Фиолетовые руки На эмалевой стене Полусонно чертят звуки В звонко-звучной тишине... ........................................
в фиолетовом вечере легко утонув в мягкой реке кости смотрят на снег и гром, заливаясь течением, а гром говорит - да. повешенного выловят сетью на днях - да? смотри в землю с другой стороны океана горка обугленных апельсинов - азия - ярко-зеленое солнце. ............................................
(Анна Глазова)
Вычурное у Глазовой культурно и скучно, если Брюсов расписывает лапчатые тени пальм-латаний в полутемной комнате своего дома, то Глазова пытается раскрасить написанное, например, гогеновскими красками. Иногда получается эффектно, иногда даже правдиво - когда касается первичной чувственной реальности. Вот это, по-моему, о поэте и поэзии, что-то вроде "Exegi monumentum":
в вискозных сумерках
нейлоновых чулках умерев из голоса без подвязок и крови и пока неженатой белой личинкой выползает из покрова с черной точкой в заду желтая как трусы какая-то кукольная словесная сущность, безнадежная, неживая, но здешняя. ......................................
("waste land")
Эта выползшая сущность и похожие на нее инфузориеобразные существа в трусах и без, которыми пересыпана книга, кажутся самым выразительным здесь, приближая образность Глазовой к космосу художника Миро.

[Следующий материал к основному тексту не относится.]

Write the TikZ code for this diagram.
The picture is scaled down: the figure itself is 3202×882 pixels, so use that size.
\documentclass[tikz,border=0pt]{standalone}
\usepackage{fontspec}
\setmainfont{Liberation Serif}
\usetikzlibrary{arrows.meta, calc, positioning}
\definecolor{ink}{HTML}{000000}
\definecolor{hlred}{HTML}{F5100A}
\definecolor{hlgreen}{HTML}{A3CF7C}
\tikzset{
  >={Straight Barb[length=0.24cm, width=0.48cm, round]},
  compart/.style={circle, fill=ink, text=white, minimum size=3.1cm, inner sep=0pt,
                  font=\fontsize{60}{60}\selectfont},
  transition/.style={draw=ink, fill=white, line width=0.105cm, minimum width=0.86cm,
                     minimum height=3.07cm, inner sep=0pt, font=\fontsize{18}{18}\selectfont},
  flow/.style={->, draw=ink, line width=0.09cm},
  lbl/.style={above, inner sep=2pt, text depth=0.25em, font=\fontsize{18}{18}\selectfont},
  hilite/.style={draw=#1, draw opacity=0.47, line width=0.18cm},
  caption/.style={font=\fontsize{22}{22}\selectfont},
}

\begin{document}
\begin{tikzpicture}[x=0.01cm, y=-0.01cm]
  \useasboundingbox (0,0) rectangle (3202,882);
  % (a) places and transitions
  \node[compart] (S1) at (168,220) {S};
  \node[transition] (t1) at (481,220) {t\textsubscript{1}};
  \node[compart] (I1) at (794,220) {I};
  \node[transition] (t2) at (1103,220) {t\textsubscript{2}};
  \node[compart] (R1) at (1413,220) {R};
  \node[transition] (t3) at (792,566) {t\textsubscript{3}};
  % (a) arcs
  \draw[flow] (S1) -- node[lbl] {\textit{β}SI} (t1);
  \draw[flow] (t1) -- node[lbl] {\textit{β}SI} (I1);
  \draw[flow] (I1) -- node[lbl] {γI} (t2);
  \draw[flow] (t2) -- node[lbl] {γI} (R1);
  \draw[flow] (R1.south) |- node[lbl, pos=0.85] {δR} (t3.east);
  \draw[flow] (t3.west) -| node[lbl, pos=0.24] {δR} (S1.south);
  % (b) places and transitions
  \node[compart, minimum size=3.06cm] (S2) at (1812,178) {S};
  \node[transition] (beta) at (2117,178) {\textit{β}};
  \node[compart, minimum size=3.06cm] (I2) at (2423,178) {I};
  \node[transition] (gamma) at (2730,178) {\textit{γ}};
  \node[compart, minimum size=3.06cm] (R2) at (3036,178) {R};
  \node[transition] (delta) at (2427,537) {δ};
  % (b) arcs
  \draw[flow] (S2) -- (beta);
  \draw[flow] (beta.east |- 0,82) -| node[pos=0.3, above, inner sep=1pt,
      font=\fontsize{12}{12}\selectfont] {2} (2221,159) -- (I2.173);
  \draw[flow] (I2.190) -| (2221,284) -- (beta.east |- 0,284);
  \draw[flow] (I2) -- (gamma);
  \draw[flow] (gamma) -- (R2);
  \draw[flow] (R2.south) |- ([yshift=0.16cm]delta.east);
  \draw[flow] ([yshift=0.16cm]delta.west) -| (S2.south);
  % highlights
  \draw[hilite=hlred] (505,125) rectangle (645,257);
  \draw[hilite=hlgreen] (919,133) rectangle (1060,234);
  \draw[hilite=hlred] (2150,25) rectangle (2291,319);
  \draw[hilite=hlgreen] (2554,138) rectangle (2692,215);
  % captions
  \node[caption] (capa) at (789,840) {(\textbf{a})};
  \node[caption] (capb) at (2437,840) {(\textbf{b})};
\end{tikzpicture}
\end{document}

У книги Леонида Виноградова "Потешные стихи" есть редактор - И.Ахметьев. В технику конкретизма Виноградов подпускает точной рифмы - уже комический эффект - и специального веселья:
Посадил дед репку
да посеял кепку.
Когда веселья нет, то точная рифма дает эффект жестокого романсового перебора, противоречащего семантике приема:
Улиц уют.
Птицы поют. Розовый куст розов и густ.
Картины природы у Леонида Виноградова привязаны к писательским именам, чем Тургеневу, Тютчеву, Огареву и др. придается что-то вроде статуса литературных помещиков:
Кучи
сучьев. Тучи. Тютчев.
Или:
Трава и ветер. Тургенев, сеттер.
Или:
Вербует верба воробьев помочь ей вылезть из оврага, но вот взлетает вся ватага.
Шумят березы у краев: "Осталось-то всего полшага!" И пенится вода, как брага, в ручье, поднявшем страшный рев.
И плачет пьяный Огарев, в овраг, гремя, скатилась фляга, других спугнувши воробьев.
Чистая лирика, без всякой потехи - как в двух первых строфах предыдущего стихотворения - у Леонида Виноградова трагична и точна:
Водка. Свитер.
Я и Питер.
Или:
Я - червячок. Внутри крючок.
Или:
Меня как будто кто-то удит. Хвать - и меня опять не будет.
Или:
Я - паучок. Я паутинку тку от этого цветка к тому цветку.
Мое любимое:
Вороны как хлопья бумаги сгоревшей. В поклоне холопьем трепещет орешник.